The lines from the top of the material below through the line containing "const dpaTicks = [0, 20, 40, 60, 80, 100, 120];" are to be printed exactly, with pictures omitted.
#####
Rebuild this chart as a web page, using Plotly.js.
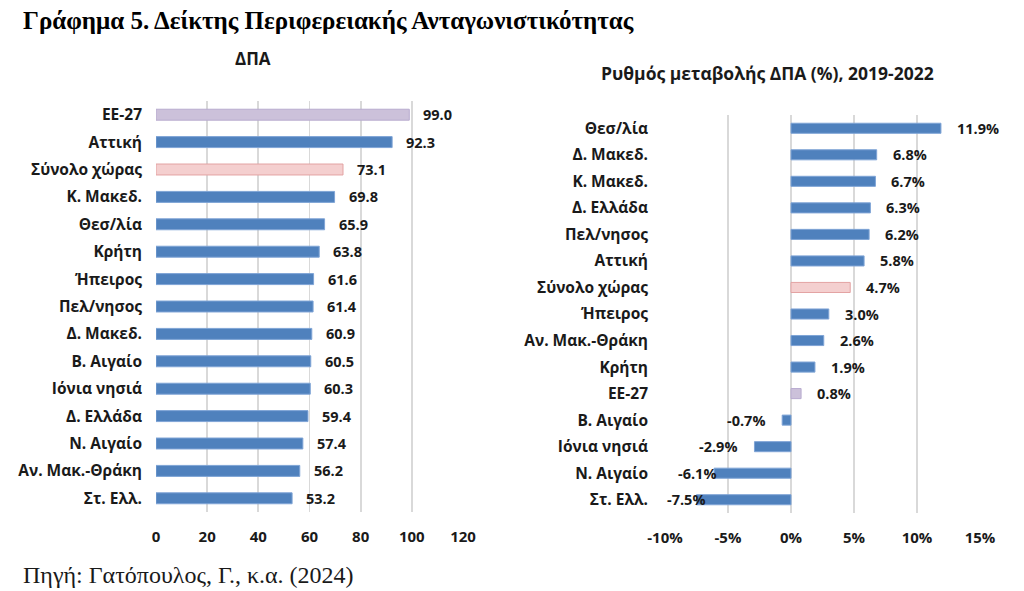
<!DOCTYPE html>
<html>
<head>
<meta charset="utf-8">
<script src="https://cdn.plot.ly/plotly-3.0.1.min.js"></script>
<style>
  html, body { margin: 0; padding: 0; background: #fff; }
  #chart { width: 1024px; height: 591px; }
</style>
</head>
<body>
<div id="chart"></div>
<script>
// Δείκτης Περιφερειακής Ανταγωνιστικότητας (ΔΠΑ)
const dpaRegions = ["EE-27", "Αττική", "Σύνολο χώρας", "Κ. Μακεδ.", "Θεσ/λία", "Κρήτη", "Ήπειρος",
  "Πελ/νησος", "Δ. Μακεδ.", "Β. Αιγαίο", "Ιόνια νησιά", "Δ. Ελλάδα", "Ν. Αιγαίο", "Αν. Μακ.-Θράκη", "Στ. Ελλ."];
const dpaValues = [99.0, 92.3, 73.1, 69.8, 65.9, 63.8, 61.6, 61.4, 60.9, 60.5, 60.3, 59.4, 57.4, 56.2, 53.2];
const dpaTicks = [0, 20, 40, 60, 80, 100, 120];

// Ρυθμός μεταβολής ΔΠΑ (%), 2019-2022
const changeRegions = ["Θεσ/λία", "Δ. Μακεδ.", "Κ. Μακεδ.", "Δ. Ελλάδα", "Πελ/νησος", "Αττική", "Σύνολο χώρας",
  "Ήπειρος", "Αν. Μακ.-Θράκη", "Κρήτη", "EE-27", "Β. Αιγαίο", "Ιόνια νησιά", "Ν. Αιγαίο", "Στ. Ελλ."];
const changeValues = [11.9, 6.8, 6.7, 6.3, 6.2, 5.8, 4.7, 3.0, 2.6, 1.9, 0.8, -0.7, -2.9, -6.1, -7.5];
const changeTicks = [-10, -5, 0, 5, 10, 15];

const BLUE = "#4f81bd", BLUE_EDGE = "#7fa4d6";
const EU = "#ccc1da", EU_EDGE = "#b8abcf";
const GR = "#f4cfcf", GR_EDGE = "#e3a3a3";
const fill = n => n === "EE-27" ? EU : (n === "Σύνολο χώρας" ? GR : BLUE);
const edge = n => n === "EE-27" ? EU_EDGE : (n === "Σύνολο χώρας" ? GR_EDGE : BLUE_EDGE);

const W = 1024, H = 591;
const px = x => x / W;
const py = y => 1 - y / H;

const SANS = "Open Sans, DejaVu Sans, sans-serif";
const SERIF = "Liberation Serif, Times New Roman, serif";
const labelFont = { family: SANS, size: 14.5, color: "#1a1a1a", weight: 700 };
const catFont = { family: SANS, size: 15.5, color: "#1a1a1a", weight: 700 };
const tickFont = { family: SANS, size: 15, color: "#1a1a1a", weight: 700 };

const traces = [
  {
    type: "bar", orientation: "h",
    x: dpaValues, y: dpaRegions,
    xaxis: "x", yaxis: "y",
    width: 0.4,
    marker: { color: dpaRegions.map(fill), line: { color: dpaRegions.map(edge), width: 1 } },
    hoverinfo: "x+y"
  },
  {
    type: "bar", orientation: "h",
    x: changeValues, y: changeRegions,
    xaxis: "x2", yaxis: "y2",
    width: 0.38,
    marker: { color: changeRegions.map(fill), line: { color: changeRegions.map(edge), width: 1 } },
    hoverinfo: "x+y"
  }
];

const annotations = [];

// value labels, left panel
dpaValues.forEach((v, i) => {
  annotations.push({
    xref: "x", yref: "y", x: v, y: dpaRegions[i],
    text: v.toFixed(1), showarrow: false,
    xanchor: "left", xshift: 12, font: labelFont
  });
});

// value labels, right panel; negative labels sit left of the bar end,
// and are pulled in over the bar when they would run past the axis start
const xMin2 = -10;
const unitsPerPx2 = 25 / 315;
changeValues.forEach((v, i) => {
  const txt = v.toFixed(1) + "%";
  const a = { xref: "x2", yref: "y2", y: changeRegions[i], text: txt, showarrow: false, font: labelFont };
  if (v >= 0) {
    Object.assign(a, { x: v, xanchor: "left", xshift: 14 });
  } else {
    const w = txt.length * 8.6 * unitsPerPx2;
    const right = v - 15 * unitsPerPx2;
    if (right - w < xMin2) {
      Object.assign(a, { x: Math.max(xMin2, v - 3), xanchor: "left" });
    } else {
      Object.assign(a, { x: v, xanchor: "right", xshift: -15 });
    }
  }
  annotations.push(a);
});

// titles and source
annotations.push(
  { xref: "paper", yref: "paper", x: px(21), y: py(21), xanchor: "left", yanchor: "middle",
    text: "<b>Γράφημα 5. Δείκτης Περιφερειακής Ανταγωνιστικότητας</b>", showarrow: false,
    font: { family: SERIF, size: 25, color: "#000" } },
  { xref: "paper", yref: "paper", x: px(253), y: py(58), xanchor: "center", yanchor: "middle",
    text: "<b>ΔΠΑ</b>", showarrow: false,
    font: { family: SANS, size: 17, color: "#1a1a1a" } },
  { xref: "paper", yref: "paper", x: px(767), y: py(73), xanchor: "center", yanchor: "middle",
    text: "<b>Ρυθμός μεταβολής ΔΠΑ (%), 2019-2022</b>", showarrow: false,
    font: { family: SANS, size: 17.5, color: "#1a1a1a" } },
  { xref: "paper", yref: "paper", x: px(21), y: py(575), xanchor: "left", yanchor: "middle",
    text: "Πηγή: Γατόπουλος, Γ., κ.α. (2024)", showarrow: false,
    font: { family: SERIF, size: 24, color: "#1a1a1a" } }
);

const grid = { showgrid: true, gridcolor: "#d9d9d9", gridwidth: 1.8, zeroline: false, showline: false, ticks: "" };

const layout = {
  width: W, height: H,
  margin: { l: 0, r: 0, t: 0, b: 0 },
  paper_bgcolor: "#fff", plot_bgcolor: "#fff",
  showlegend: false,
  xaxis: Object.assign({}, grid, {
    domain: [px(156), px(463)], range: [0, 120],
    tickmode: "array", tickvals: dpaTicks, ticktext: dpaTicks.map(String),
    tickfont: tickFont, anchor: "y", ticklabelstandoff: 14
  }),
  yaxis: {
    domain: [py(512), py(101)], type: "category",
    categoryorder: "array", categoryarray: dpaRegions, autorange: "reversed",
    showgrid: false, zeroline: false, showline: false, ticks: "",
    tickfont: catFont, anchor: "x", ticklabelstandoff: 13
  },
  xaxis2: Object.assign({}, grid, {
    domain: [px(665), px(980)], range: [-10, 15],
    tickmode: "array", tickvals: changeTicks, ticktext: changeTicks.map(t => t + "%"),
    tickfont: tickFont, anchor: "y2", ticklabelstandoff: 14
  }),
  yaxis2: {
    domain: [py(513), py(115)], type: "category",
    categoryorder: "array", categoryarray: changeRegions, autorange: "reversed",
    showgrid: false, zeroline: false, showline: false, ticks: "",
    tickfont: catFont, anchor: "x2", ticklabelstandoff: 16
  },
  annotations: annotations
};

Plotly.newPlot("chart", traces, layout, { staticPlot: true, displayModeBar: false });
</script>
</body>
</html>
#####
- [Response to the exercise]:
Rebuild this chart as a web page, using Plotly.js.
<!DOCTYPE html>
<html>
<head>
<meta charset="utf-8">
<script src="https://cdn.plot.ly/plotly-3.0.1.min.js"></script>
<style>
  html, body { margin: 0; padding: 0; background: #fff; }
  #chart { width: 1024px; height: 591px; }
</style>
</head>
<body>
<div id="chart"></div>
<script>
// Δείκτης Περιφερειακής Ανταγωνιστικότητας (ΔΠΑ)
const dpaRegions = ["EE-27", "Αττική", "Σύνολο χώρας", "Κ. Μακεδ.", "Θεσ/λία", "Κρήτη", "Ήπειρος",
  "Πελ/νησος", "Δ. Μακεδ.", "Β. Αιγαίο", "Ιόνια νησιά", "Δ. Ελλάδα", "Ν. Αιγαίο", "Αν. Μακ.-Θράκη", "Στ. Ελλ."];
const dpaValues = [99.0, 92.3, 73.1, 69.8, 65.9, 63.8, 61.6, 61.4, 60.9, 60.5, 60.3, 59.4, 57.4, 56.2, 53.2];
const dpaTicks = [0, 20, 40, 60, 80, 100, 120];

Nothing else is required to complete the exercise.